Pavol: In our previous production, Poetics, we had been working with everyday gestures, which we then selected arbitrarily by means of dice and subsequently choreographed. In No Dice, we developed gestures from the repertory of the melodrama, this time with the help of playing cards, however, using no dice. Hence the title.
In No Dice, there are a few sequences that include actual dancing, to music that is being produced by one of the actors in one instance (in this performance: Jaryd Rychtarik) with his mouth, microphone and multi-track recorder. But for the longest time of these almost four hours, there is no choreography in this piece.

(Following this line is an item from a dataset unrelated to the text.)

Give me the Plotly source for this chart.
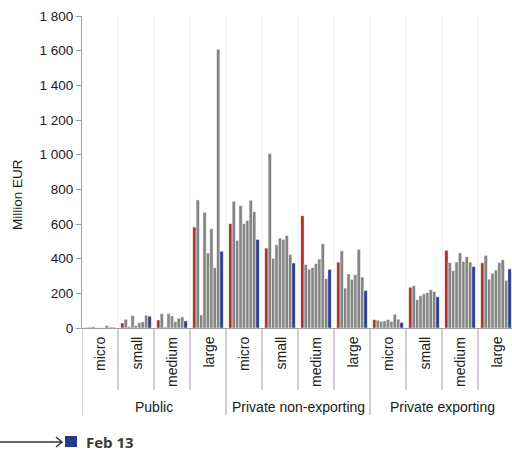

There is a repertory of three times thirteen gestures, some of which describe movement in space; others are physical or mimic gestures. The actors choose spontaneously on stage, which element they use in a given moment.
Where is the dialogue coming from? What is it the actors speak?
We have tried to find the most undramatic material we could think of. We decided to use telephone conversations with the members of the cast or their relatives (Aunt Teresa!), we recorded those and they form the textual basis now.
The actors are wearing earphones. Do they receive their lines via radio?
(Pavol laughing) We couldn’t afford such a thing. No, we are using iPods, everyone had one. Before the entrance, we go 1-2-3 and hit play simultaneously. The actors hear the original telephone recording, here, listen. (He passes me his iPod).
This is what they hear on the stage and repeat themselves? It is very hard to hear or understand.
It takes some practice.
The play mentions an original eleven-hour version in New York City. How did the audience there react to that? Surely there must have been only some four or five people left in the audience at the end?
(Pavol laughing out loud again) There is no eleven-hour original version.
Oh, damn, so that’s just…
– a myth.
So, the entire evening is a puzzle game?
I used to play hockey, I like teamwork with simple rules.
How are you going to continue this kind of work?
We are preparing a piece lasting twenty-four hours next.
There need to be new extremes?
This is going to be an opera. We will need one year to prepare for this.
What will this all lead to?
We will be done with working with recorded telephone conversations. This will be our last research in this direction.
What’s next after that?
Who knows. Something new.
Albeit everyday language, the telephone conversations thematically revolve around the big themes of life: how do I live my life, how will I find my way, who am I? The decision to use gestures of melodrama is therefore anything but arbitrary. Large topics told with large gestures, with a lot of emotion – that is melodrama. The dialogue doesn’t follow the pathetic language of melodrama – that’s just an entertaining stylistic effect.
The four-hours evening ends with a long passage, in which the audio feed that the actors hear throughout the show is turned up so we can hear Aunt Teresa talk about how what she is just saying (and had been saying in earlier conversations) is being used in the production. You are our secret weapon, Aunt Teresa, says Pavol on tape. Meanwhile, the transcript of the original telephone conversation is being projected on the rear set wall, arrows mark the line that is being played to us in that moment, while the text is rolling up like the credits of a movie. We are authentic!, this moment in the production seems to cry out, we pretend nothing, there is nothing hidden behind any façade. Away with illusion. You get what you see. Then the final dance, equally energetic as frenetic – and an abrupt blackout.